_GIVEN TASK_.
Transcribe all of the material below word for word and leave out its pictures.

═══ RECORDED DATA

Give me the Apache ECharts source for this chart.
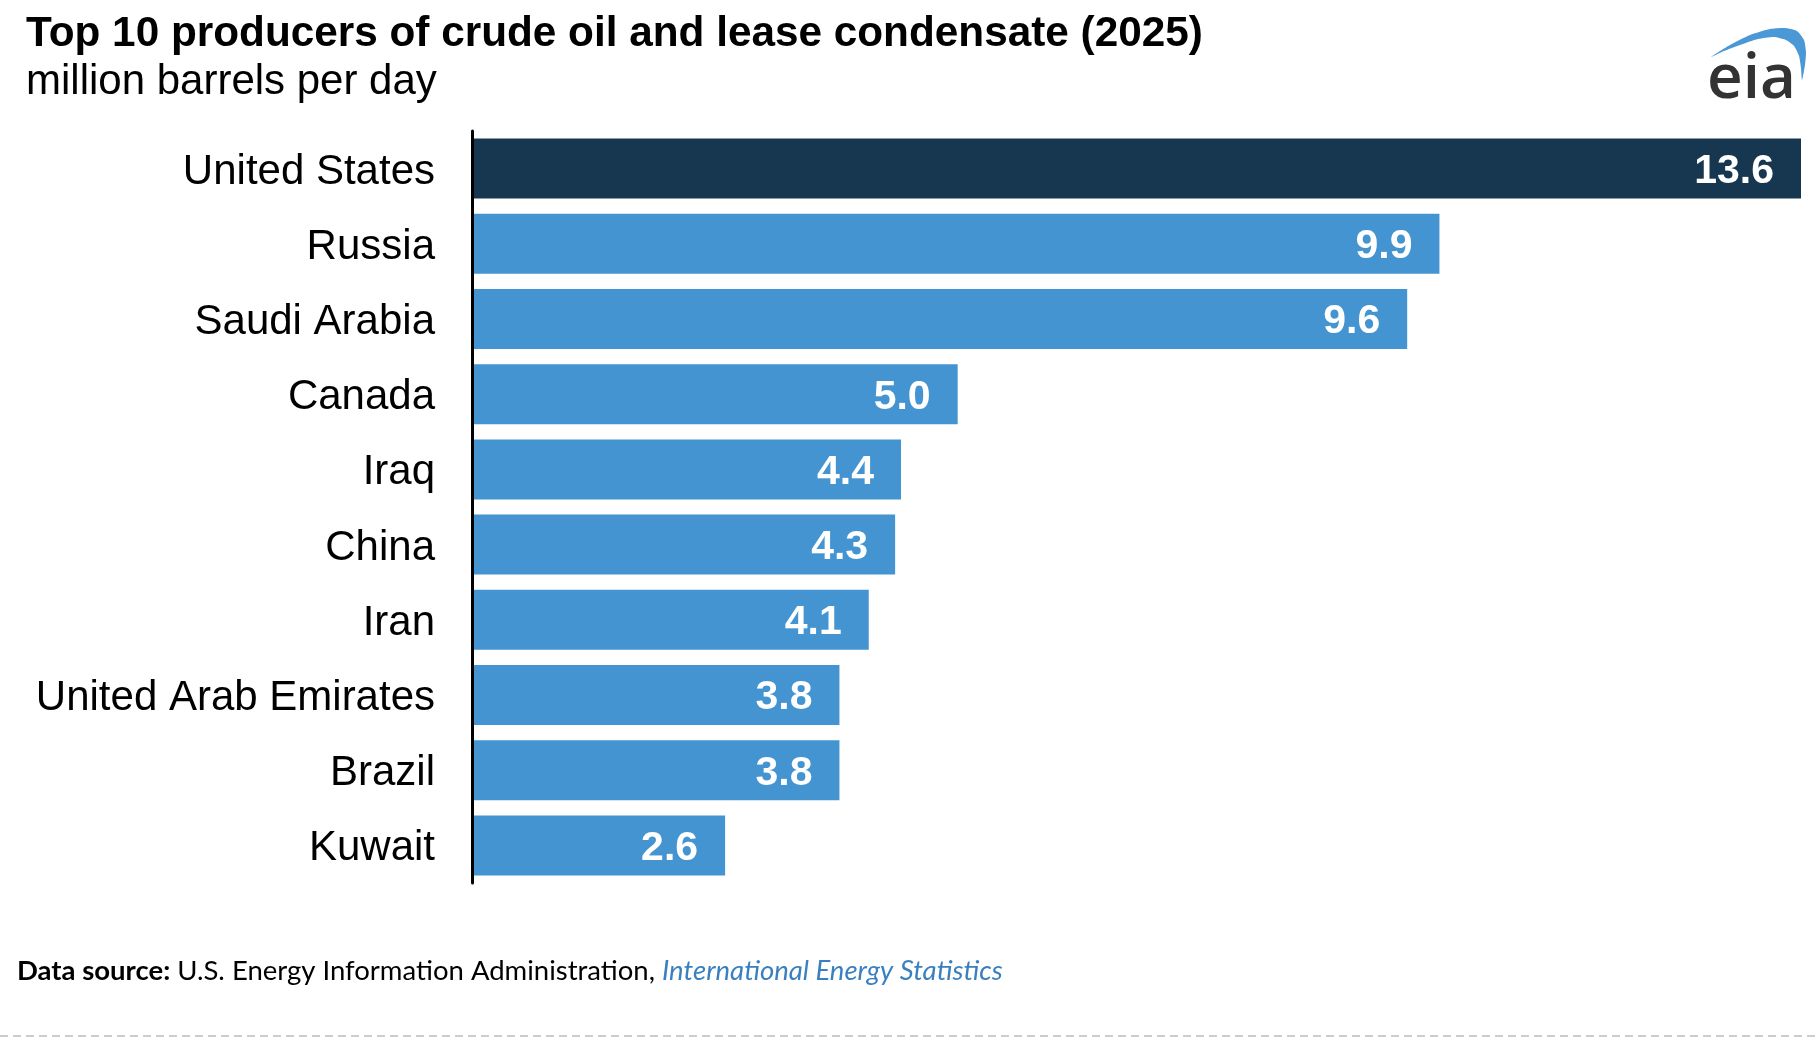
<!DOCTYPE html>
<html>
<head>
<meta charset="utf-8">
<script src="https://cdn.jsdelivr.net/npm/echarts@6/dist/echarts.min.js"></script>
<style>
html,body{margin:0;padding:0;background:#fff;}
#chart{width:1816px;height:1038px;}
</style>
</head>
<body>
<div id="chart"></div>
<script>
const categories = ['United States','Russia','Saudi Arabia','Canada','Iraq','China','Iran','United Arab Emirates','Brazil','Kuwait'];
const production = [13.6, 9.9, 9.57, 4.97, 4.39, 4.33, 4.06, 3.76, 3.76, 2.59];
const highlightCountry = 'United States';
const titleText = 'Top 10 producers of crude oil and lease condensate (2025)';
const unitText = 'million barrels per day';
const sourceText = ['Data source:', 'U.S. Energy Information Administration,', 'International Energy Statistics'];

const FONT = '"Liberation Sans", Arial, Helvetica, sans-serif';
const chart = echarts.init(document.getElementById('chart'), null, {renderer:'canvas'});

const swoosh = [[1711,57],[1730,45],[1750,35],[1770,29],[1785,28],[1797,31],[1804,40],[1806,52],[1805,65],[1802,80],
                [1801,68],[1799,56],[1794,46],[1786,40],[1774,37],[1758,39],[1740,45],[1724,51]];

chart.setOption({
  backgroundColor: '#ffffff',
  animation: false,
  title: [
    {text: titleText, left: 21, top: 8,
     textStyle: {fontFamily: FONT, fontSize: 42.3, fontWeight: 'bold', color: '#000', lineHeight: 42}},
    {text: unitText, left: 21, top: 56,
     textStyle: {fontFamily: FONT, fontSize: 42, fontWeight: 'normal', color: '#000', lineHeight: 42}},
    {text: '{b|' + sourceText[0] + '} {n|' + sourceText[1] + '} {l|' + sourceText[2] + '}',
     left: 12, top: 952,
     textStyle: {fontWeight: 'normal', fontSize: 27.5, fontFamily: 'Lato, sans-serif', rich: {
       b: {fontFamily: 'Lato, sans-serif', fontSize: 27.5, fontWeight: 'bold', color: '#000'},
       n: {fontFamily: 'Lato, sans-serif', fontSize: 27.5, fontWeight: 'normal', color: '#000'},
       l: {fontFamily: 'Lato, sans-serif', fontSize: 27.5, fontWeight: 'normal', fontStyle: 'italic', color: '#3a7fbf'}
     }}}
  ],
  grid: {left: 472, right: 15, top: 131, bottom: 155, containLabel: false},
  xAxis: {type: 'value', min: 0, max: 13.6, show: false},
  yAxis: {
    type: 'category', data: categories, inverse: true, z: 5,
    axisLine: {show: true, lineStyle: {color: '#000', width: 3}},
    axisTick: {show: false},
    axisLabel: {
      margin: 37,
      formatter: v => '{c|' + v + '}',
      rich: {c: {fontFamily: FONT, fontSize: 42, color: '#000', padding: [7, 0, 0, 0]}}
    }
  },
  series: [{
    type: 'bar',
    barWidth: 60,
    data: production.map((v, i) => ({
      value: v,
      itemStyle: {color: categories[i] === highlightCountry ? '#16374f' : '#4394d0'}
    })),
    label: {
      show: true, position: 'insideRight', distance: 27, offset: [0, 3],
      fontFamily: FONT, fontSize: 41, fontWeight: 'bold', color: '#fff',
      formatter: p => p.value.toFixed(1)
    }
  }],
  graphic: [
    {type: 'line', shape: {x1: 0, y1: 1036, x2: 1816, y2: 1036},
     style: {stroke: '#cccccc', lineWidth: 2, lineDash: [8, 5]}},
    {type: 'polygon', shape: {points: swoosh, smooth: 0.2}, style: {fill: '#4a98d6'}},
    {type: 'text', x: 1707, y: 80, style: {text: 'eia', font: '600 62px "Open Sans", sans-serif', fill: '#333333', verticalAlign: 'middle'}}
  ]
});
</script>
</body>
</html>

══════

_EXERCISE OUTPUT_.
Give me the Apache ECharts source for this chart.
<!DOCTYPE html>
<html>
<head>
<meta charset="utf-8">
<script src="https://cdn.jsdelivr.net/npm/echarts@6/dist/echarts.min.js"></script>
<style>
html,body{margin:0;padding:0;background:#fff;}
#chart{width:1816px;height:1038px;}
</style>
</head>
<body>
<div id="chart"></div>
<script>
const categories = ['United States','Russia','Saudi Arabia','Canada','Iraq','China','Iran','United Arab Emirates','Brazil','Kuwait'];
const production = [13.6, 9.9, 9.57, 4.97, 4.39, 4.33, 4.06, 3.76, 3.76, 2.59];
const highlightCountry = 'United States';
const titleText = 'Top 10 producers of crude oil and lease condensate (2025)';
const unitText = 'million barrels per day';
const sourceText = ['Data source:', 'U.S. Energy Information Administration,', 'International Energy Statistics'];

const FONT = '"Liberation Sans", Arial, Helvetica, sans-serif';
const chart = echarts.init(document.getElementById('chart'), null, {renderer:'canvas'});

const swoosh = [[1711,57],[1730,45],[1750,35],[1770,29],[1785,28],[1797,31],[1804,40],[1806,52],[1805,65],[1802,80],
                [1801,68],[1799,56],[1794,46],[1786,40],[1774,37],[1758,39],[1740,45],[1724,51]];

chart.setOption({
  backgroundColor: '#ffffff',
  animation: false,
  title: [
    {text: titleText, left: 21, top: 8,
     textStyle: {fontFamily: FONT, fontSize: 42.3, fontWeight: 'bold', color: '#000', lineHeight: 42}},
    {text: unitText, left: 21, top: 56,
     textStyle: {fontFamily: FONT, fontSize: 42, fontWeight: 'normal', color: '#000', lineHeight: 42}},
    {text: '{b|' + sourceText[0] + '} {n|' + sourceText[1] + '} {l|' + sourceText[2] + '}',
     left: 12, top: 952,
     textStyle: {fontWeight: 'normal', fontSize: 27.5, fontFamily: 'Lato, sans-serif', rich: {
       b: {fontFamily: 'Lato, sans-serif', fontSize: 27.5, fontWeight: 'bold', color: '#000'},
       n: {fontFamily: 'Lato, sans-serif', fontSize: 27.5, fontWeight: 'normal', color: '#000'},
       l: {fontFamily: 'Lato, sans-serif', fontSize: 27.5, fontWeight: 'normal', fontStyle: 'italic', color: '#3a7fbf'}
     }}}
  ],
  grid: {left: 472, right: 15, top: 131, bottom: 155, containLabel: false},
  xAxis: {type: 'value', min: 0, max: 13.6, show: false},
  yAxis: {
    type: 'category', data: categories, inverse: true, z: 5,
    axisLine: {show: true, lineStyle: {color: '#000', width: 3}},
    axisTick: {show: false},
    axisLabel: {
      margin: 37,
      formatter: v => '{c|' + v + '}',
      rich: {c: {fontFamily: FONT, fontSize: 42, color: '#000', padding: [7, 0, 0, 0]}}
    }
  },
  series: [{
    type: 'bar',
    barWidth: 60,
    data: production.map((v, i) => ({
      value: v,
      itemStyle: {color: categories[i] === highlightCountry ? '#16374f' : '#4394d0'}
    })),
    label: {
      show: true, position: 'insideRight', distance: 27, offset: [0, 3],
      fontFamily: FONT, fontSize: 41, fontWeight: 'bold', color: '#fff',
      formatter: p => p.value.toFixed(1)
    }
  }],
  graphic: [
    {type: 'line', shape: {x1: 0, y1: 1036, x2: 1816, y2: 1036},
     style: {stroke: '#cccccc', lineWidth: 2, lineDash: [8, 5]}},
    {type: 'polygon', shape: {points: swoosh, smooth: 0.2}, style: {fill: '#4a98d6'}},
    {type: 'text', x: 1707, y: 80, style: {text: 'eia', font: '600 62px "Open Sans", sans-serif', fill: '#333333', verticalAlign: 'middle'}}
  ]
});
</script>
</body>
</html>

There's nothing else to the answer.